Antibiotics can be considered a blessing and a curse. Antibiotics have saved millions from falling victim to bacterial infections and were once hailed as a miracle of medicine.
Antibiotics have not changed a lot over the past few decades, which is unfortunate because bacteria has undergone a lot of chemical changes and has now become resistant to antibiotics. Due to our overuse of antibiotics, the strongest, most adapted strains of bacteria have been free to proliferate to the point in which our last line of antibiotics has proven unable to destory the bacteria.
A new generation of drugs is required to keep up with forever adapting bacteria. Luckily, a company from France is planning on creating a drug to wipe out bacteria from a different approach.
“Antibiotics are weapons of mass destruction: extremely powerful but imprecise,” said Eligo CEO Dr. Xavier Duportet in a statement. “With eligobiotics, we can precisely intervene on the microbiome – targeting specific bacteria for interventions of our choice. By engineering the microbiome itself with sniper-like precision, we can address the cause, not just the symptoms, of bacteria-associated diseases.”
Eligobiotics would use the gene-editing enzyme CRISPR-Cas9 to scan and eliminate disease with precise targeting. The antibiotic resistance demands a greater level of technological and biological advancements that standard treatments can’t match.
CRISPR is the latest and best in gene editing, holding the potential to edit out hereditary diseases like sickle cell.
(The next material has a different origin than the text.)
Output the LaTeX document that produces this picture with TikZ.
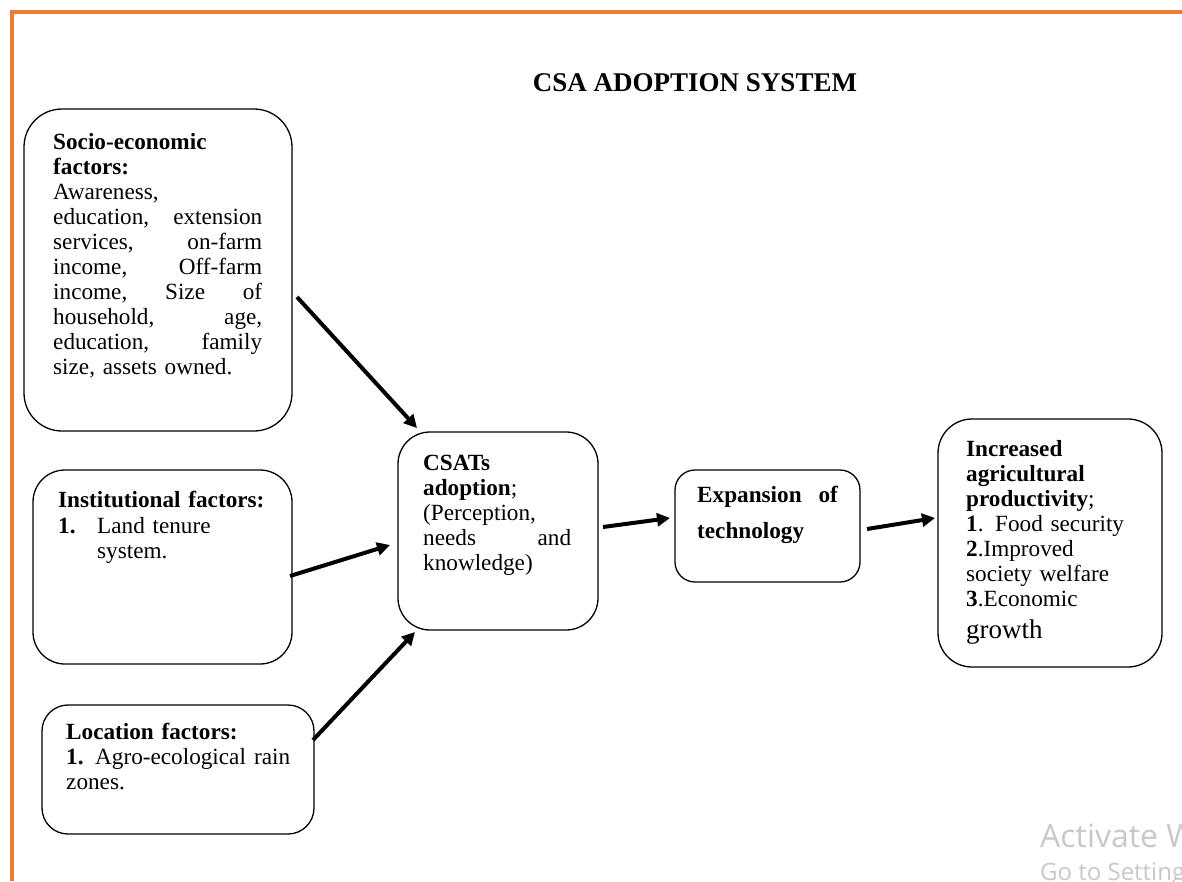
\documentclass[tikz,border=0pt]{standalone}
\usepackage{fontspec}
\setmainfont{Liberation Serif}
\newfontfamily\wmfont{Open Sans}
\usepackage{xcolor}
\usepackage{tikz}
\usetikzlibrary{arrows.meta,positioning}
\definecolor{frameorange}{HTML}{ED7D31}
\definecolor{wmgray}{HTML}{C8C8C8}

\begin{document}
\begin{tikzpicture}[x=1pt, y=-1pt,
    box/.style={draw, line width=1.3pt, inner sep=0pt, outer sep=0pt},
    txt/.style={anchor=base west, inner sep=0pt, align=left,
      font=\fontsize{23.2}{25}\selectfont},
    arr/.style={line width=4pt, -{Triangle[length=13pt,width=13pt]}}]
    \useasboundingbox (0,0) rectangle (1182,881);

    % Frame
    \draw [frameorange, line width=4pt] (12,881) -- (12,12) -- (1182,12);

    % Title
    \node [anchor=base, inner sep=0pt, font=\fontsize{27}{30}\selectfont\bfseries] (title) at (695,91) {CSA ADOPTION SYSTEM};

    % Factor boxes
    \node [box, rounded corners=38pt, minimum width=268pt, minimum height=322pt] (socio) at (158,270) {};
    \node [box, rounded corners=32pt, minimum width=259pt, minimum height=194pt] (inst) at (162.5,567) {};
    \node [box, rounded corners=26pt, minimum width=272pt, minimum height=129pt] (loc) at (178,769.5) {};

    \node [txt, text width=209pt] (socioTxt) at (53,149) {%
      \textbf{Socio-economic}\\
      \textbf{factors:}\\
      Awareness,\\
      education,\hfill extension\\
      services,\hfill on-farm\\
      income,\hfill Off-farm\\
      income,\hfill Size\hfill of\\
      household,\hfill age,\\
      education,\hfill family\\
      size, assets owned.};
    \node [txt, text width=215pt] (instTxt) at (58,507) {%
      \textbf{Institutional factors:}\\[1pt]
      \makebox[39pt][l]{\textbf{1.}}Land tenure\\
      \hspace*{39pt}system.};
    \node [txt, text width=224pt] (locTxt) at (66,739) {%
      \textbf{Location factors:}\\
      \textbf{1.} Agro-ecological\hfill rain\\
      zones.};

    % Middle and right boxes
    \node [box, rounded corners=32pt, minimum width=200pt, minimum height=198pt] (csat) at (498,531) {};
    \node [box, rounded corners=20pt, minimum width=185pt, minimum height=112pt] (expn) at (767.5,526) {};
    \node [box, rounded corners=34pt, minimum width=224pt, minimum height=248pt] (incr) at (1050,543) {};

    \node [txt, text width=148pt] (csatTxt) at (423,470) {%
      \textbf{CSATs}\\
      \textbf{adoption};\\
      (Perception,\\
      needs\hfill and\\
      knowledge)};
    \node [txt, text width=141pt, font=\fontsize{23.2}{36}\selectfont] (expnTxt) at (697,502) {%
      \textbf{Expansion\hfill of}\\
      \textbf{technology}};
    \node [txt, text width=190pt] (incrTxt) at (966,456) {%
      \textbf{Increased}\\
      \textbf{agricultural}\\
      \textbf{productivity};\\
      \textbf{1}. Food security\\
      \textbf{2}.Improved\\
      society welfare\\
      \textbf{3}.Economic\par
      {\fontsize{27}{32}\selectfont growth\par}};

    % Arrows
    \draw [arr] ([xshift=5pt,yshift=-27pt]socio.east) -- ([xshift=19pt,yshift=4pt]csat.north west);
    \draw [arr] ([xshift=-2pt,yshift=-9pt]inst.east) -- ([xshift=-8pt,yshift=-14pt]csat.west);
    \draw [arr] ([xshift=-1pt,yshift=29.5pt]loc.east) -- ([xshift=17pt,yshift=-2pt]csat.south west);
    \draw [arr] ([xshift=5pt,yshift=4pt]csat.east) -- ([xshift=-5pt,yshift=8pt]expn.west);
    \draw [arr] ([xshift=7pt,yshift=-3pt]expn.east) -- ([xshift=-3pt,yshift=25pt]incr.west);

    % Watermark
    \node [anchor=base west, inner sep=0pt, text=wmgray, font=\wmfont\fontsize{32}{36}\selectfont] (wm1) at (1040,847) {Activate Windows};
    \node [anchor=base west, inner sep=0pt, text=wmgray, font=\wmfont\fontsize{24}{28}\selectfont] (wm2) at (1040,880) {Go to Settings to activate Windows.};
\end{tikzpicture}
\end{document}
It’s being used for anything from cancer cures to creating crops.
Eligobiotics has big plans for the future, making comments on a potential pill that will act as your microbiome’s person janitor, cleaning up where needed and never harming your healthy cells.
“This is a bit futuristic, but eventually we envision having a pill that will clean your microbiome daily,” Duportet said to Business Insider. “It’s the ultimate form of personalized medicine.”
The WHO have estimated that if antibiotic resistant is not met with an equal or greater force, it could cause the death of over 10 million per year by 2050.